Living Deliberately

"I went to the woods because I wished to live deliberately, to front only the essential facts of life, and see if I could not learn what it had to teach, and not, when I came to die, discover that I had not lived." Henry David Thoreau, Walden, 1854

Wednesday, April 20, 2005

April

In what can only be called an explosion of life, the trees along 117 between Maynard and Lincoln have blossomed. Flowers everywhere. Green whisps on the oaks, proud white pedals of the dogwood. Red flowering of maple. From the barren Earth, green pedals and flowers filling in the gaps, the fragile light green first layered baby leaf poking out into the warm night air. What information turns this cycle? Light certainly, but temperature must as well. Can the trees count the number of frost-free evenings? This blossoming happened everywhere, all at once. Something shared. These past three days, these past three weeks, something in common. Do we feel it ourselves too?

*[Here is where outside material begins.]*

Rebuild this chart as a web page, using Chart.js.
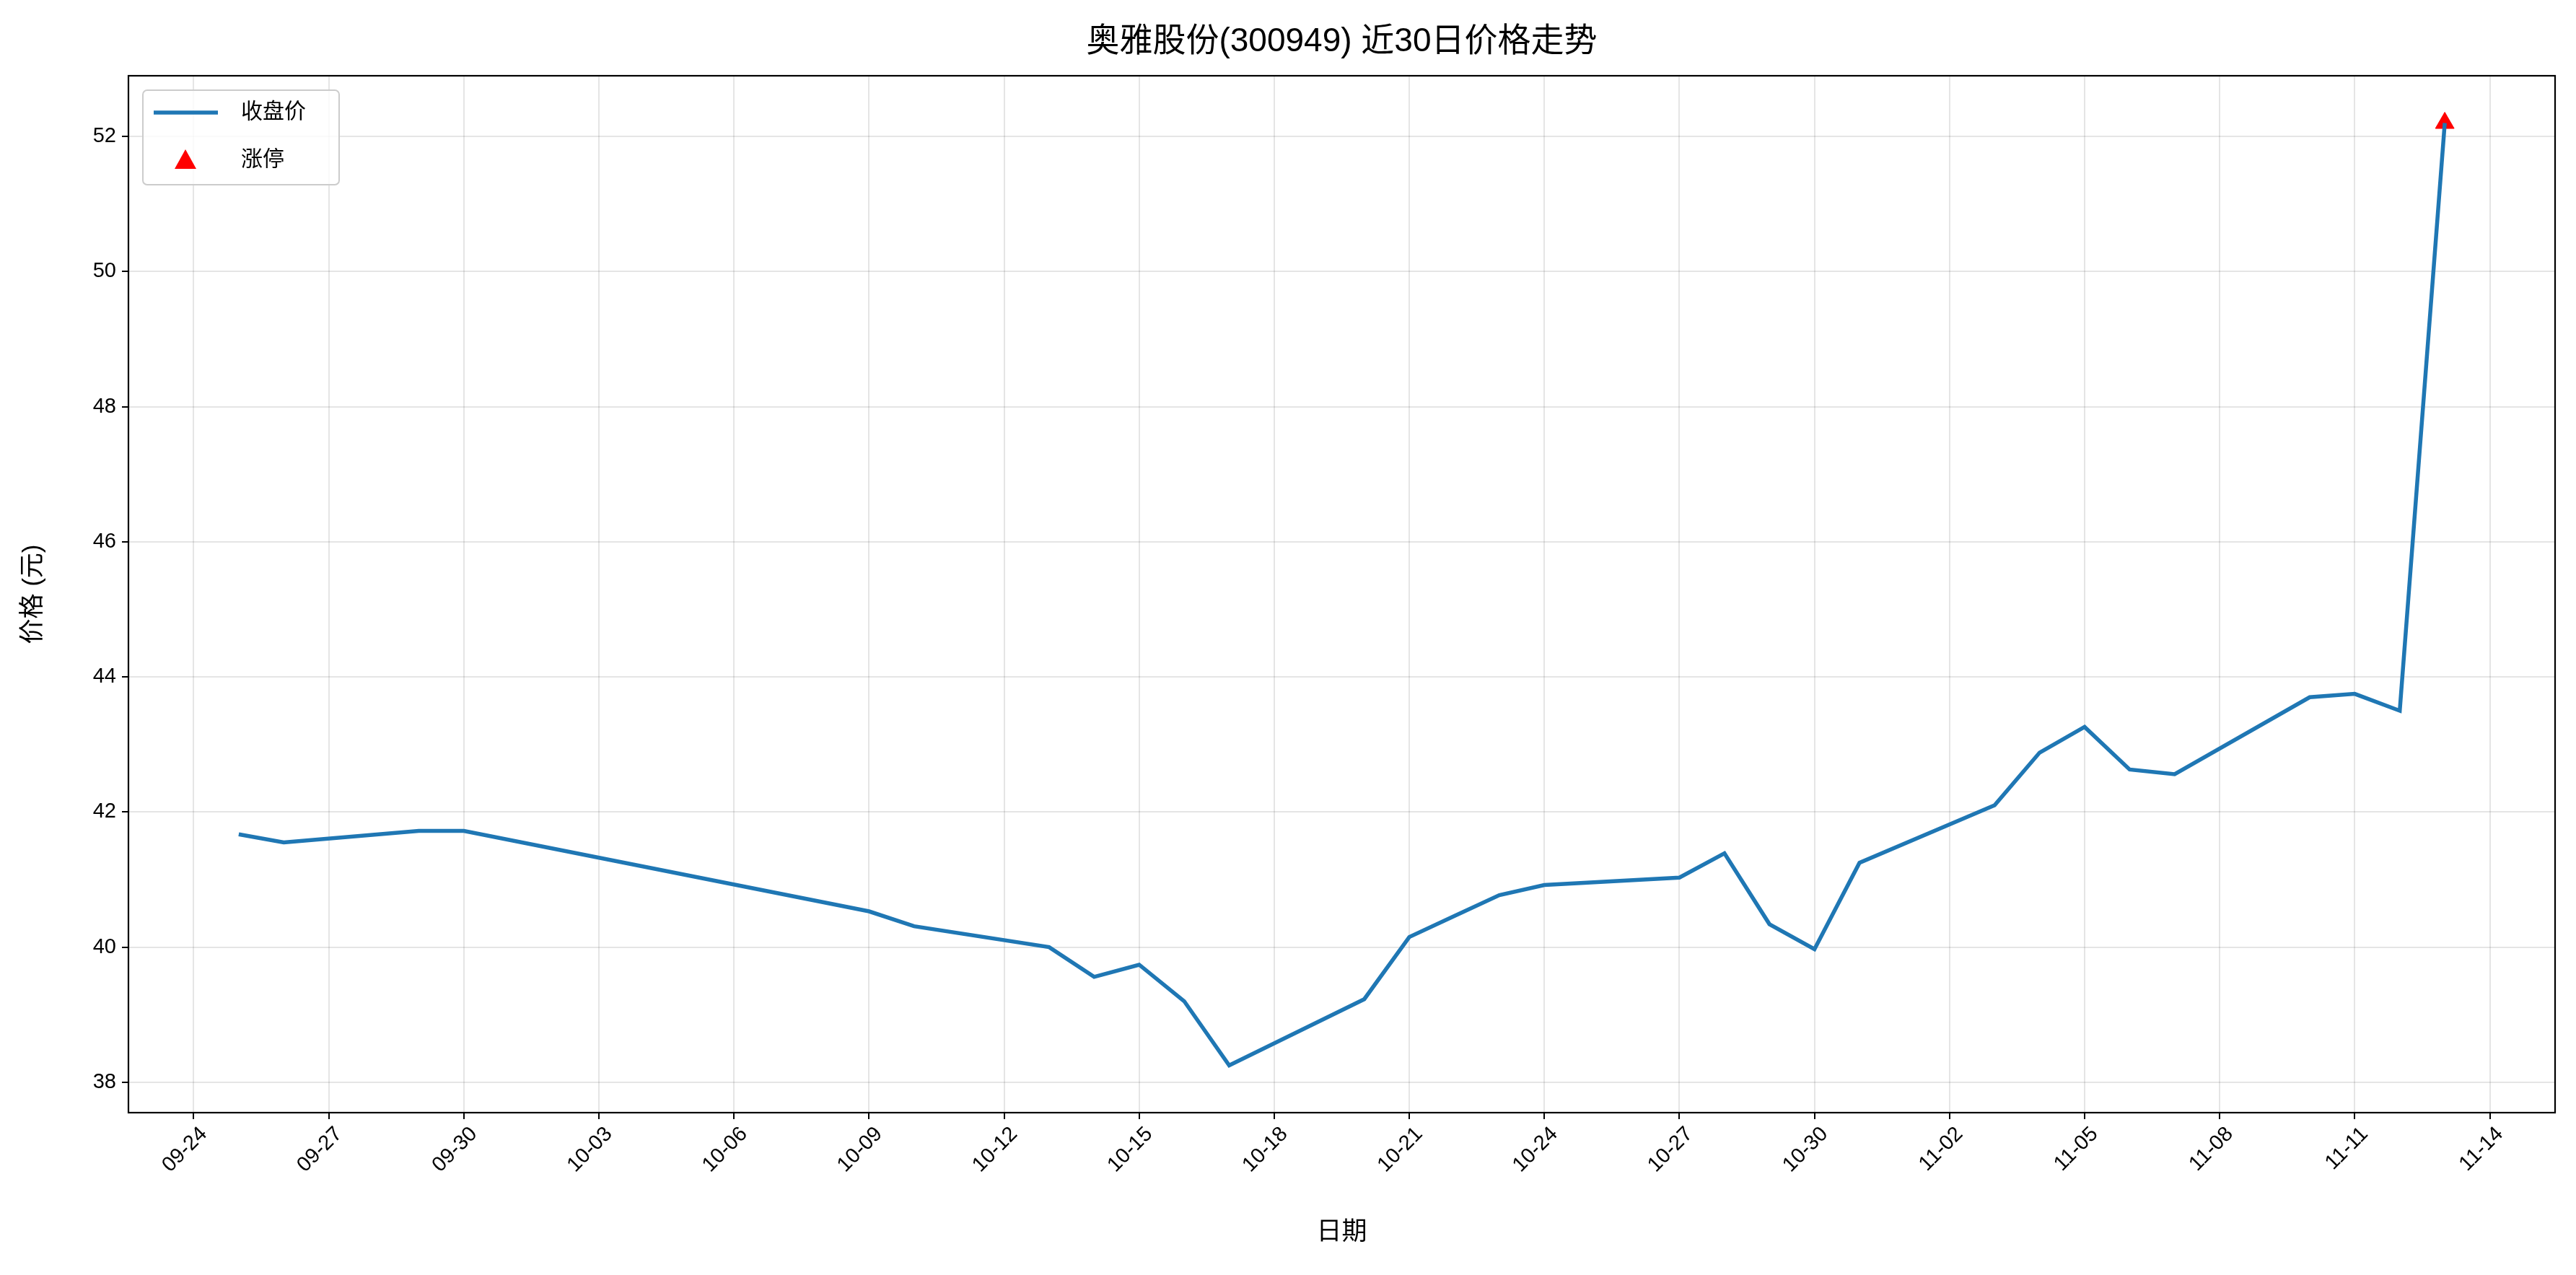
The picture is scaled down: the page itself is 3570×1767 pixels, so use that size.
<!DOCTYPE html>
<html><head><meta charset="utf-8">
<script src="https://cdn.jsdelivr.net/npm/chart.js@4"></script>
<style>html,body{margin:0;padding:0;background:#fff}#w{width:3570px;height:1767px}</style>
</head><body><div id="w"><canvas id="c"></canvas></div>
<script>
const dates=["09-25","09-26","09-29","09-30","10-09","10-10","10-13","10-14","10-15","10-16","10-17","10-20","10-21","10-22","10-23","10-24","10-27","10-28","10-29","10-30","10-31","11-03","11-04","11-05","11-06","11-07","11-10","11-11","11-12","11-13"];
const closes=[41.67,41.55,41.72,41.72,40.53,40.31,40.00,39.56,39.74,39.20,38.25,39.23,40.15,40.46,40.77,40.92,41.03,41.39,40.34,39.97,41.25,42.10,42.88,43.26,42.63,42.56,43.70,43.75,43.50,52.20];
const limitUpDates=["11-13"];
const limitUpPrices=[52.20];
const yTicks=[38,40,42,44,46,48,50,52];
const TITLE="奥雅股份(300949) 近30日价格走势";
const BASE=Date.UTC(2025,8,24);
const dayOf=s=>{const [m,d]=s.split("-").map(Number);return Math.round((Date.UTC(2025,m-1,d)-BASE)/86400000);};
const lab=v=>{const t=new Date(BASE+v*86400000);return String(t.getUTCMonth()+1).padStart(2,"0")+"-"+String(t.getUTCDate()).padStart(2,"0");};
const F="'Liberation Sans','Noto Sans CJK SC',sans-serif";
const C="#1f77b4";
const deco={id:"deco",afterDraw(ch){const x=ch.ctx,a=ch.chartArea;x.save();
x.strokeStyle="#000";x.lineWidth=2.2;x.strokeRect(a.left,a.top,a.right-a.left,a.bottom-a.top);
x.fillStyle="#000";x.textAlign="center";x.textBaseline="middle";
x.font="46px "+F;x.fillText(TITLE,(a.left+a.right)/2,58);
x.font="35px "+F;x.fillText("日期",(a.left+a.right)/2,1708);
x.save();x.translate(46,(a.top+a.bottom)/2);x.rotate(-Math.PI/2);x.fillText("价格 (元)",0,0);x.restore();
x.fillStyle="rgba(255,255,255,0.8)";x.strokeStyle="#ccc";x.lineWidth=2;
x.beginPath();x.roundRect(198,125,272,131,6);x.fill();x.stroke();
x.strokeStyle=C;x.lineWidth=5.5;x.beginPath();x.moveTo(213,156);x.lineTo(302,156);x.stroke();
x.fillStyle="red";x.beginPath();x.moveTo(257,207);x.lineTo(272,234);x.lineTo(242,234);x.closePath();x.fill();
x.fillStyle="#000";x.textAlign="left";x.font="30px "+F;x.fillText("收盘价",334,156);x.fillText("涨停",334,222);
x.restore();}};
new Chart(document.getElementById("c"),{type:"line",
data:{datasets:[
{data:dates.map((d,i)=>({x:dayOf(d),y:closes[i]})),borderColor:C,borderWidth:5.5,pointRadius:0,tension:0},
{data:limitUpDates.map((d,i)=>({x:dayOf(d),y:limitUpPrices[i]})),showLine:false,pointStyle:"triangle",pointRadius:15,backgroundColor:"red",borderColor:"red"}]},
options:{responsive:true,maintainAspectRatio:false,animation:false,devicePixelRatio:1,
layout:{padding:{top:105,right:29,left:0,bottom:0}},
plugins:{legend:{display:false},tooltip:{enabled:false}},
scales:{
x:{type:"linear",min:-1.45,max:52.45,afterBuildTicks(s){s.ticks=[];for(let v=0;v<=51;v+=3)s.ticks.push({value:v});},
afterFit(s){s.height=225;},
ticks:{callback:v=>lab(v),maxRotation:45,minRotation:45,color:"#000",font:{size:29,family:F},padding:4,labelOffset:14},
grid:{color:"rgba(0,0,0,0.1)",lineWidth:2,tickLength:9,tickColor:"#000"},border:{display:false}},
y:{min:37.55,max:52.9,afterBuildTicks(s){s.ticks=yTicks.map(v=>({value:v}));},
afterFit(s){s.width=178;},
ticks:{color:"#000",font:{size:29,family:F},padding:8},
grid:{color:"rgba(0,0,0,0.1)",lineWidth:2,tickLength:9,tickColor:"#000"},border:{display:false}}}},
plugins:[deco]});
</script></body></html>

I have intentionally kept the radio and television and newspaper off. I am full of clutter from the past and haven't the room. It's selfish. The less I think of them, the less harm they can do. It's the thought, the habit of the American way, but not the reality. Conscience knows different. The dogwoods showing their prowess, millions of individual plants at once sending forth the gentle offering of new leaf matter, these are the habits we should know. I would beg them to end this war, but that would only bring them joy. So, I merely point out their disharmonic patterns of logic. And I pray for open eyes.